[Records from a collection]
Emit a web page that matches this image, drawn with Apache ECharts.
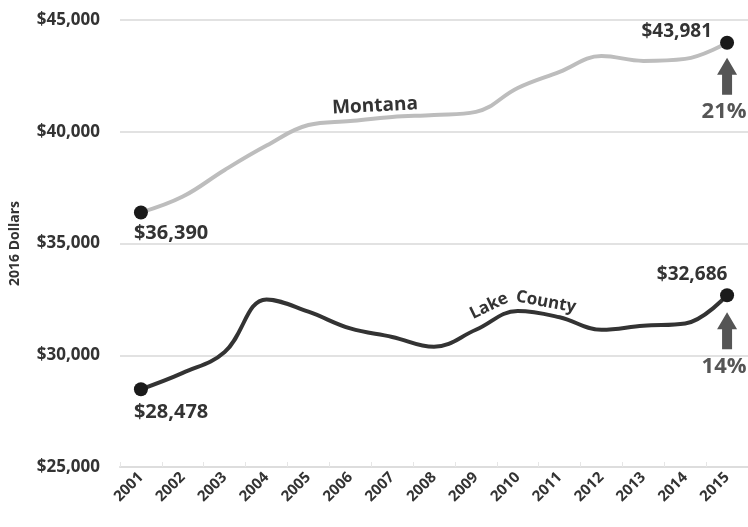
<!DOCTYPE html>
<html><head><meta charset="utf-8">
<script src="https://cdn.jsdelivr.net/npm/echarts@6/dist/echarts.min.js"></script>
<style>html,body{margin:0;padding:0;background:#fff}#c{width:748px;height:527px}</style>
</head><body><div id="c"></div>
<script>
var years = ['2001','2002','2003','2004','2005','2006','2007','2008','2009','2010','2011','2012','2013','2014','2015'];
var montana = [36390,37100,38290,39380,40300,40480,40660,40750,40890,41960,42680,43390,43170,43260,43981];
var lakeCounty = [28478,29210,30150,32500,31950,31200,30820,30380,31140,31980,31700,31140,31320,31420,32686];
var yTicks = [25000,30000,35000,40000,45000];
var changes = ['21%','14%'];
var FONT = '"Open Sans", "DejaVu Sans", sans-serif';

var chart = echarts.init(document.getElementById('c'));
function sym(v, p){ return (p.dataIndex === 0 || p.dataIndex === years.length-1) ? 14 : 0; }
chart.setOption({
  animation:false,
  grid:{left:117,right:0,top:20,bottom:60},
  xAxis:{type:'category',data:years,boundaryGap:true,
    axisLine:{lineStyle:{color:'#dddddd',width:2}},
    axisTick:{show:true,inside:true,length:5,lineStyle:{color:'#e6e6e6'}},
    axisLabel:{rotate:45,fontFamily:FONT,fontWeight:'bold',fontSize:15,color:'#333',margin:8}},
  yAxis:{type:'value',min:yTicks[0],max:yTicks[yTicks.length-1],interval:5000,
    name:'2016 Dollars',nameLocation:'middle',nameGap:98,
    nameTextStyle:{fontFamily:FONT,fontWeight:'bold',fontSize:14,color:'#333'},
    axisLine:{show:false},axisTick:{show:false},
    splitLine:{lineStyle:{color:'#e2e2e2',width:2}},
    axisLabel:{fontFamily:FONT,fontWeight:'bold',fontSize:17,color:'#333',margin:20,
      formatter:function(v){return '$'+v.toLocaleString('en-US');}}},
  series:[
    {name:'Montana',type:'line',data:montana,smooth:0.4,symbol:'circle',symbolSize:sym,showAllSymbol:true,
     lineStyle:{color:'#bdbdbd',width:4},itemStyle:{color:'#1a1a1a'},z:3},
    {name:'Lake County',type:'line',data:lakeCounty,smooth:0.4,symbol:'circle',symbolSize:sym,showAllSymbol:true,
     lineStyle:{color:'#333333',width:4},itemStyle:{color:'#1a1a1a'},z:4}
  ]
});

function px(i, v){ return chart.convertToPixel({gridIndex:0},[years[i], v]); }
function money(v){ return '$'+v.toLocaleString('en-US'); }
var last = years.length-1;
var g = [];
function txt(x,y,s,opt){
  g.push({type:'text',x:x,y:y,rotation:opt.rot||0,z:10,style:{text:s,font:(opt.w||'bold')+' '+opt.size+'px '+FONT,
    fill:opt.color||'#333',align:opt.align||'center',verticalAlign:'middle'}});
}
function arrow(x,yTop){
  g.push({type:'polygon',z:10,shape:{points:[[x,yTop],[x+10,yTop+17],[x+5,yTop+17],[x+5,yTop+37],[x-5,yTop+37],[x-5,yTop+17],[x-10,yTop+17]]},
    style:{fill:'#555'}});
}
var m0 = px(0, montana[0]), mL = px(last, montana[last]);
var l0 = px(0, lakeCounty[0]), lL = px(last, lakeCounty[last]);
txt(m0[0]-7, m0[1]+21, money(montana[0]), {size:20, align:'left'});
txt(l0[0]-7, l0[1]+23, money(lakeCounty[0]), {size:20, align:'left'});
txt(mL[0]-15, mL[1]-11, money(montana[last]), {size:19, align:'right'});
txt(lL[0]-35, lL[1]-21, money(lakeCounty[last]), {size:19, align:'center'});
arrow(mL[0], mL[1]+15);
arrow(lL[0], lL[1]+17);
txt(mL[0]-3, mL[1]+69, changes[0], {size:22, color:'#555'});
txt(lL[0]-3, lL[1]+72, changes[1], {size:22, color:'#555'});
txt(375, 106, 'Montana', {size:19, rot:0.05});
txt(489, 306, 'Lake', {size:17, rot:0.45});
txt(546, 302, 'County', {size:17, rot:-0.18});
chart.setOption({graphic:g});
</script></body></html>
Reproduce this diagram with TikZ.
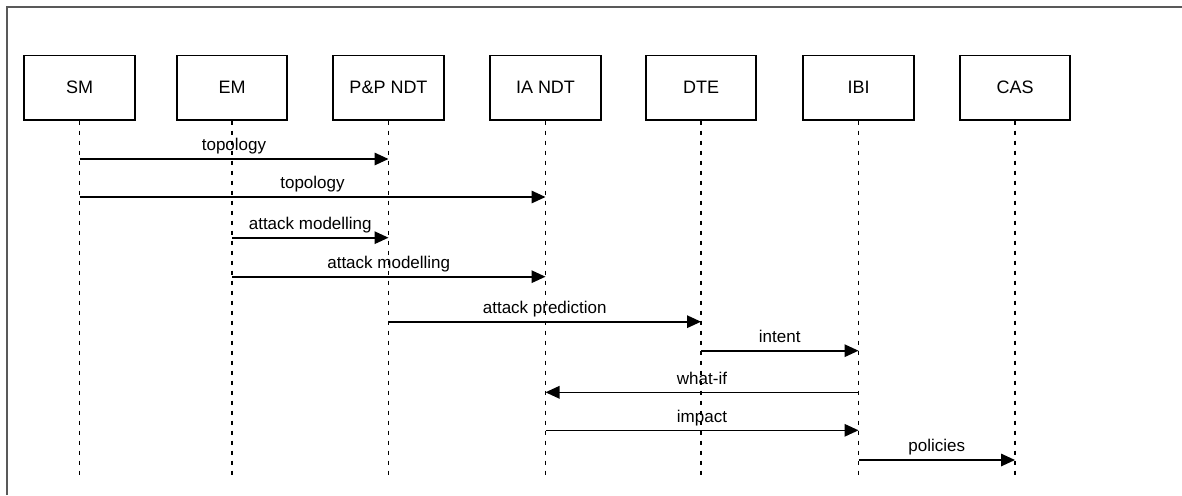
\documentclass[tikz,border=0pt]{standalone}
\usepackage{fontspec}
\setmainfont{Liberation Sans}
\usetikzlibrary{arrows.meta}
\begin{document}
\begin{tikzpicture}[x=1pt,y=-1pt,
  frameline/.style={draw=black!65, line width=1.3pt},
  actor/.style={draw=black, line width=1.6pt, minimum width=110.5pt,
    minimum height=64pt, inner sep=0pt, font=\fontsize{18}{21}\selectfont},
  lifeline/.style={draw=black, line width=1.4pt, dash pattern=on 4.5pt off 5.5pt},
  msg/.style={draw=black, line width=1.6pt, -{Triangle[length=14pt,width=12.5pt]}},
  lbl/.style={font=\fontsize{17}{20}\selectfont, anchor=base, inner sep=0pt, yshift=8.3pt}]
\useasboundingbox (0,0) rectangle (1182,495);

% outer frame (top and left edges)
\draw[frameline] (7,495) -- (7,7) -- (1182,7);

% participants
\node[actor] (sm)    at (79.5,87.7)  {SM};
\node[actor] (em)    at (232,87.7)   {EM};
\node[actor] (ppndt) at (388.5,87.7) {P\&P NDT};
\node[actor] (iandt) at (545.5,87.7) {IA NDT};
\node[actor] (dte)   at (701,87.7)   {DTE};
\node[actor] (ibi)   at (858.5,87.7) {IBI};
\node[actor] (cas)   at (1015,87.7)  {CAS};

% lifelines
\coordinate (bottom) at (0,480);
\foreach \p in {sm,em,ppndt,iandt,dte,ibi,cas}
  \draw[lifeline] (\p.south) -- (\p.south |- bottom);

% message rows
\coordinate (m1) at (0,159);
\coordinate (m2) at (0,197);
\coordinate (m3) at (0,237.7);
\coordinate (m4) at (0,276.7);
\coordinate (m5) at (0,321.7);
\coordinate (m6) at (0,350.7);
\coordinate (m7) at (0,392.3);
\coordinate (m8) at (0,430.3);
\coordinate (m9) at (0,460);

% messages
\draw[msg] (sm |- m1) -- node[lbl] {topology} (ppndt |- m1);
\draw[msg] (sm |- m2) -- node[lbl] {topology} (iandt |- m2);
\draw[msg] (em |- m3) -- node[lbl] {attack modelling} (ppndt |- m3);
\draw[msg] (em |- m4) -- node[lbl] {attack modelling} (iandt |- m4);
\draw[msg] (ppndt |- m5) -- node[lbl] {attack prediction} (dte |- m5);
\draw[msg] (dte |- m6) -- node[lbl] {intent} (ibi |- m6);
\draw[msg] (ibi |- m7) -- node[lbl] {what-if} (iandt |- m7);
\draw[msg] (iandt |- m8) -- node[lbl] {impact} (ibi |- m8);
\draw[msg] (ibi |- m9) -- node[lbl] {policies} (cas |- m9);
\end{tikzpicture}
\end{document}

• _Given request_
Copy all lines from the material that contain "with".

• _Result of this task_
Emit a web page that matches this image, drawn with Apache ECharts.
Reproduce this diagram with TikZ.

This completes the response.